Location
- Country: Germany
- Direction: west–east
- Start: Emden, Dornum
- Passes through: Etzel, Wardenburg, Börnicke,
- To: Steinitz

General information
- Type: natural gas
- Partners: Open Grid Europe
- Operator: Open Grid Europe
- Commissioned: 1995

Technical information
- Length: 408 km (254 mi)
- Maximum discharge: 21.4 billion cubic meters per year

= Netra =

Natural gas pipeline system in Germany

Netra (Norddeutsche Erdgas Transversale) is a 408 km long natural gas pipeline system in Germany, which runs from the Dornum natural gas receiving facility at the coast of North Sea to Salzwedel in eastern Germany, where it is connected with the JAGAL pipeline.
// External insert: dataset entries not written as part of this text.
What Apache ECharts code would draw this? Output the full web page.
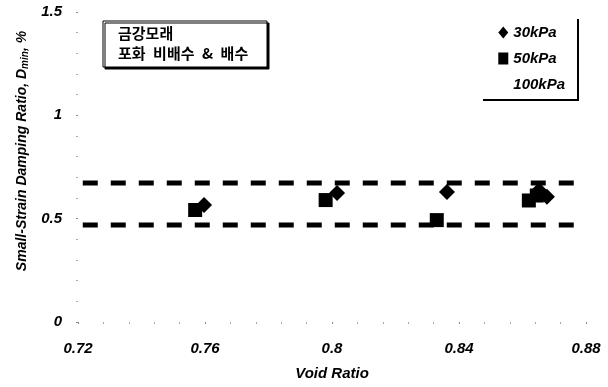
<!DOCTYPE html>
<html>
<head>
<meta charset="utf-8">
<script src="https://cdn.jsdelivr.net/npm/echarts@6/dist/echarts.min.js"></script>
<style>
  html, body { margin: 0; padding: 0; background: #fff; }
  #chart { width: 608px; height: 387px; }
</style>
</head>
<body>
<div id="chart"></div>
<script>
// Minimum damping ratio against void ratio (Geum River sand)
const seriesNames = ['30kPa', '50kPa', '100kPa'];
const voidRatio30 = [0.7597, 0.8016, 0.8362, 0.8652, 0.8677];
const damping30   = [0.566, 0.624, 0.629, 0.638, 0.606];
const voidRatio50 = [0.7569, 0.7980, 0.8330, 0.8620, 0.8645];
const damping50   = [0.542, 0.590, 0.493, 0.588, 0.612];
const voidRatio100 = [];
const damping100   = [];
// Upper / lower bounds of the data band
const boundVoidRange = [0.7215, 0.8775];
const upperBound = 0.672;
const lowerBound = 0.469;
const xTicks = [0.72, 0.76, 0.80, 0.84, 0.88];
const yTicks = [0, 0.5, 1, 1.5];

const pairs = (xs, ys) => xs.map((x, i) => [x, ys[i]]);
const FONT = '"Liberation Sans", Arial, sans-serif';
const KFONT = '"Noto Sans CJK KR", "Liberation Sans", sans-serif';

const chart = echarts.init(document.getElementById('chart'), null, { renderer: 'canvas' });

const txt = size => ({ fontFamily: FONT, fontWeight: 'bold', fontStyle: 'italic', fontSize: size, color: '#000' });

const boundSeries = (name, v) => ({
  name: name,
  type: 'line',
  data: boundVoidRange.map(x => [x, v]),
  symbol: 'none',
  silent: true,
  lineStyle: { color: '#000', width: 5, type: [15, 13] },
  z: 1
});

chart.setOption({
  animation: false,
  backgroundColor: '#fff',
  grid: { left: 78, right: 22, top: 12, bottom: 65 },
  legend: {
    orient: 'vertical',
    right: 38,
    top: 20,
    itemWidth: 10,
    itemHeight: 12,
    itemGap: 11,
    data: seriesNames,
    textStyle: txt(15),
    selectedMode: false
  },
  xAxis: {
    type: 'value',
    min: xTicks[0],
    max: xTicks[xTicks.length - 1],
    interval: 0.04,
    axisLine: { show: false },
    axisTick: { show: true, length: 2, lineStyle: { color: '#888' } },
    minorTick: { show: true, splitNumber: 5, length: 2, lineStyle: { color: '#aaa' } },
    splitLine: { show: false },
    axisLabel: Object.assign({ margin: 19, formatter: v => String(+v.toFixed(2)) }, txt(15)),
    name: 'Void Ratio',
    nameLocation: 'middle',
    nameGap: 44,
    nameTextStyle: txt(15)
  },
  yAxis: {
    type: 'value',
    min: yTicks[0],
    max: yTicks[yTicks.length - 1],
    interval: 0.5,
    axisLine: { show: false },
    axisTick: { show: true, length: 2, lineStyle: { color: '#888' } },
    minorTick: { show: true, splitNumber: 5, length: 2, lineStyle: { color: '#aaa' } },
    splitLine: { show: false },
    axisLabel: Object.assign({ margin: 16 }, txt(15)),
    name: '{n|Small-Strain Damping Ratio, D}{s|min}{n|, %}',
    nameLocation: 'middle',
    nameGap: 41,
    nameTextStyle: {
      padding: [0, 0, 0, 32],
      rich: {
        n: txt(14),
        s: Object.assign(txt(10), { padding: [6, 0, 0, 0] })
      }
    }
  },
  graphic: [
    {
      type: 'rect',
      shape: { x: 103, y: 21, width: 164, height: 46 },
      style: { fill: '#fff', stroke: '#000', lineWidth: 1, shadowColor: '#000', shadowOffsetX: 2, shadowOffsetY: 2, shadowBlur: 0 },
      z: 10
    },
    {
      type: 'text', left: 118, top: 26, z: 11,
      style: { text: '금강모래', font: 'bold 15px ' + KFONT, fill: '#000' }
    },
    {
      type: 'text', left: 118, top: 46, z: 11,
      style: { text: '포화\u2002비배수\u2002&\u2002배수', font: 'bold 15px ' + KFONT, fill: '#000' }
    },
    {
      type: 'polyline', z: 10,
      shape: { points: [[578, 19], [578, 100], [483, 100]] },
      style: { stroke: '#000', lineWidth: 2, fill: null }
    }
  ],
  series: [
    {
      name: seriesNames[0],
      type: 'scatter',
      data: pairs(voidRatio30, damping30),
      symbol: 'diamond',
      symbolSize: [16, 16],
      itemStyle: { color: '#000', opacity: 1 },
      z: 4
    },
    {
      name: seriesNames[1],
      type: 'scatter',
      data: pairs(voidRatio50, damping50),
      symbol: 'rect',
      symbolSize: [14, 14],
      itemStyle: { color: '#000', opacity: 1 },
      z: 3
    },
    {
      name: seriesNames[2],
      type: 'scatter',
      data: pairs(voidRatio100, damping100),
      symbol: 'circle',
      symbolSize: 10,
      itemStyle: { color: 'rgba(0,0,0,0)' },
      z: 3
    },
    boundSeries('upper', upperBound),
    boundSeries('lower', lowerBound)
  ]
});
</script>
</body>
</html>
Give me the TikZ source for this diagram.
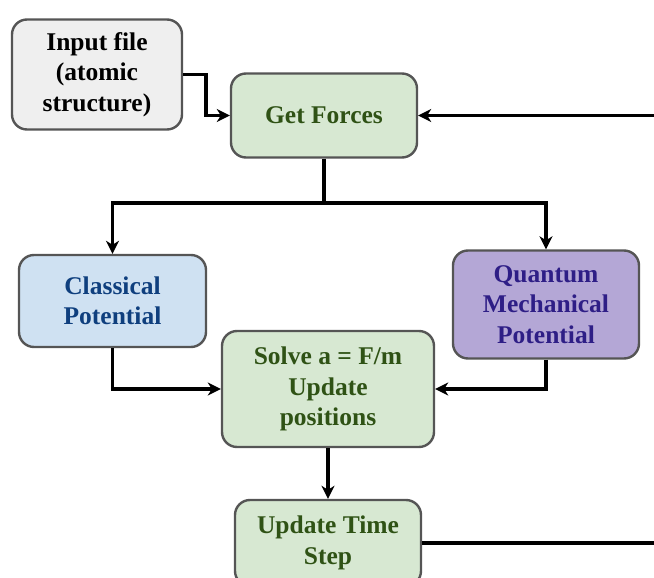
\documentclass[tikz,border=0pt]{standalone}
\usepackage{fontspec}
\setmainfont{Liberation Serif}
\usetikzlibrary{arrows.meta}
\definecolor{greyfill}{HTML}{EFEFEF}
\definecolor{greenfill}{HTML}{D7E8D2}
\definecolor{greentext}{HTML}{2F5215}
\definecolor{bluefill}{HTML}{CFE1F2}
\definecolor{bluetext}{HTML}{0F3F7E}
\definecolor{purplefill}{HTML}{B4A7D6}
\definecolor{purpletext}{HTML}{2E1E86}
\definecolor{edge}{HTML}{555555}
\tikzset{
  box/.style={draw=edge, line width=2.4pt, rounded corners=15pt, align=center,
    font=\fontsize{25.5}{30.5}\selectfont\bfseries, inner sep=2pt},
  conn/.style={line width=3.6pt, black},
  arr/.style={conn, -{Stealth[length=13pt,width=13pt,inset=4pt]}},
}
\begin{document}
\begin{tikzpicture}[x=1pt,y=-1pt]
\useasboundingbox (0,0) rectangle (654,578);
\clip (0,0) rectangle (654,578);

\node[box, fill=greyfill, text=black, minimum width=170, minimum height=110]
  (in) at (97,74.5) {Input file\\(atomic\\structure)};
\node[box, fill=greenfill, text=greentext, minimum width=186, minimum height=84]
  (gf) at (324,115.5) {Get Forces};
\node[box, fill=bluefill, text=bluetext, minimum width=187, minimum height=92]
  (cp) at (112.5,301) {Classical\\Potential};
\node[box, fill=purplefill, text=purpletext, minimum width=186, minimum height=108]
  (qm) at (546,304.5) {Quantum\\Mechanical\\Potential};
\node[box, fill=greenfill, text=greentext, minimum width=212, minimum height=116]
  (sv) at (328,389) {Solve a = F/m\\Update\\positions};
\node[box, fill=greenfill, text=greentext, minimum width=186, minimum height=86]
  (ut) at (328,543) {Update Time\\Step};

\coordinate (split) at (324,203);
\coordinate (loopin) at (656,115.5);
\coordinate (loopout) at (656,543);

\draw[arr] (in.east) -- ++(23,0) |- (gf.west);
\draw[arr] (loopin) -- (gf.east);
\draw[conn] (gf.south) -- (split);
\draw[arr] (split) -| (cp.north);
\draw[arr] (split) -| (qm.north);
\draw[arr] (cp.south) |- (sv.west);
\draw[arr] (qm.south) |- (sv.east);
\draw[arr] (sv.south) -- (ut.north);
\draw[conn] (ut.east) -- (loopout);
\end{tikzpicture}
\end{document}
The pipeline is extended to Berlin through the Salzwedel–Berlin connection.

Construction of the Netra pipeline was agreed in 1994 and the pipeline was commissioned in 1995. Originally it run from the Etzel gas storage facility to Salzwedel. In 1999, after commissioning the Europipe II pipeline, the NETRA pipeline system is extended from Etzel to Dornum. The compressor station near Wardenburg was built in 2003.

The pipeline was owned and operated by NETRA GmbH Norddeutsche Erdgas Transversale & Co KG, a joint venture of E.ON Ruhrgas (41.7%), Gasunie Deutschland (29.6%) and Statoil (28.7%). Now it is owned and operated by Open Grid Europe.